Jeśli macie Państwo w domu stare fotografie z krajobrazami w tle, ale takie sprzed dobrych kilkudziesięciu lat… przyjrzyjcie się im dobrze. Nie znajdziecie na nich nawłoci. Starsi może sobie przypomną: za komuny nawłoć – jako stały element krajobrazu – raczej nie występowała. Jej ekspansja to kwestia ostatnich trzech dekad. Albo obejrzyjcie w Internecie stare zdjęcia Tatr, z końca XIX wieku. W otoczeniu Morskiego Oka, schroniska Murowaniec i w innych miejscach nie znajdziecie potężnych smreków, które rosną tam dzisiaj. Zbocza gór są pustawe, gdzieniegdzie widać tylko małe świerczki i kępy kosodrzewiny.
Zaryzykuję karkołomną hipotezę, której szary felietonista (przecież nie żaden naukowiec ekolog) nie musi się bać: Ta nawłoć i te smreki stanowią dowód, że dzieło Stworzenia trwa cały czas i – co więcej – że ludzie są w nie stopniowo włączani, w jakiś tajemniczy, nadprzyrodzony sposób... Weźmy pokrzywę. Jeśli gdzieś w głębokim lesie natraficie na stanowisko pokrzywy, możecie być pewni, że kiedyś żyli tam ludzie. Gdy pogrzebiecie w ziemi, znajdziecie ślady po chałupie albo studni. Pokrzywa rośnie tylko tam, gdzie zostawili swój ślad ludzie. Dlaczego?

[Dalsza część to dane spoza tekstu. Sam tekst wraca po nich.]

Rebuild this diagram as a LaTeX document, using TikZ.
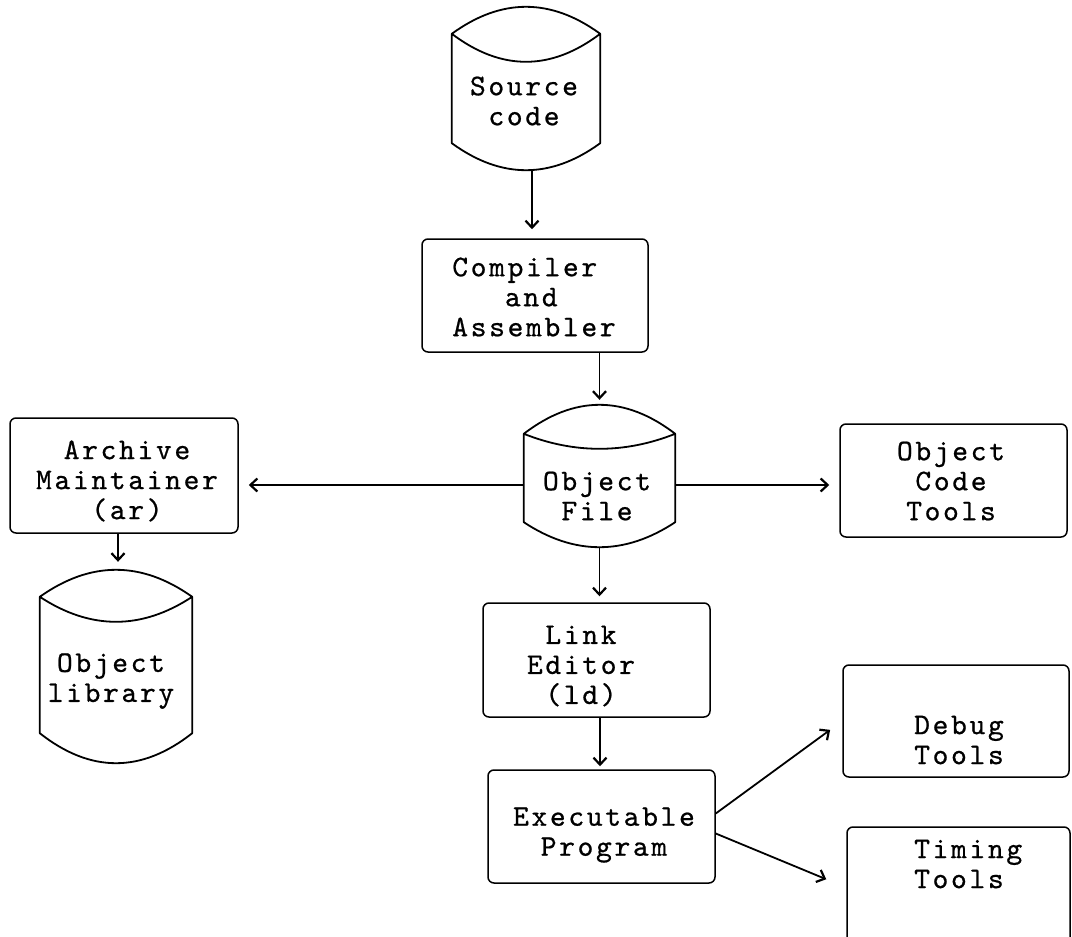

Morskie Oko i sporą część Tatr, hrabia Władysław Zamoyski kupił 132 lata temu na licytacji. Tatry wróciły do Galicji, czyli do ziem rdzennie polskich. Od tamtego czasu, smreki zaczęły śmiało bujać w niebo. Wprawdzie niektórzy uważają, że stało się tak dlatego, bo Zamojski walczył z rabunkową gospodarką leśną i prowadził intensywne zalesienia. Ale w takim razie – co z nawłocią, która sama, bez pomocy człowieka, opanowała ugory, gdy w Polsce padła komuna?
Oczywiście powstaje pytanie: Skąd nawłoć wiedziała, że już jest po komunie i skończyła się smuta, czyli że trzeba zajmować nieużytki, ile się da? Ktoś powie: To symbioza, przyroda po prostu żyje w symbiozie z nami. Ale to wiemy od dawna. Nie wiemy, skąd nawłoć wie, że ma żyć w symbiozie z ludźmi, zwłaszcza gdy ci stają się wolni. Czy ona to wie „sama z siebie”, czy może Ktoś nią kieruje? A jeśli Ktoś kieruje nawłocią, to nami kieruje tym bardziej. Prawda?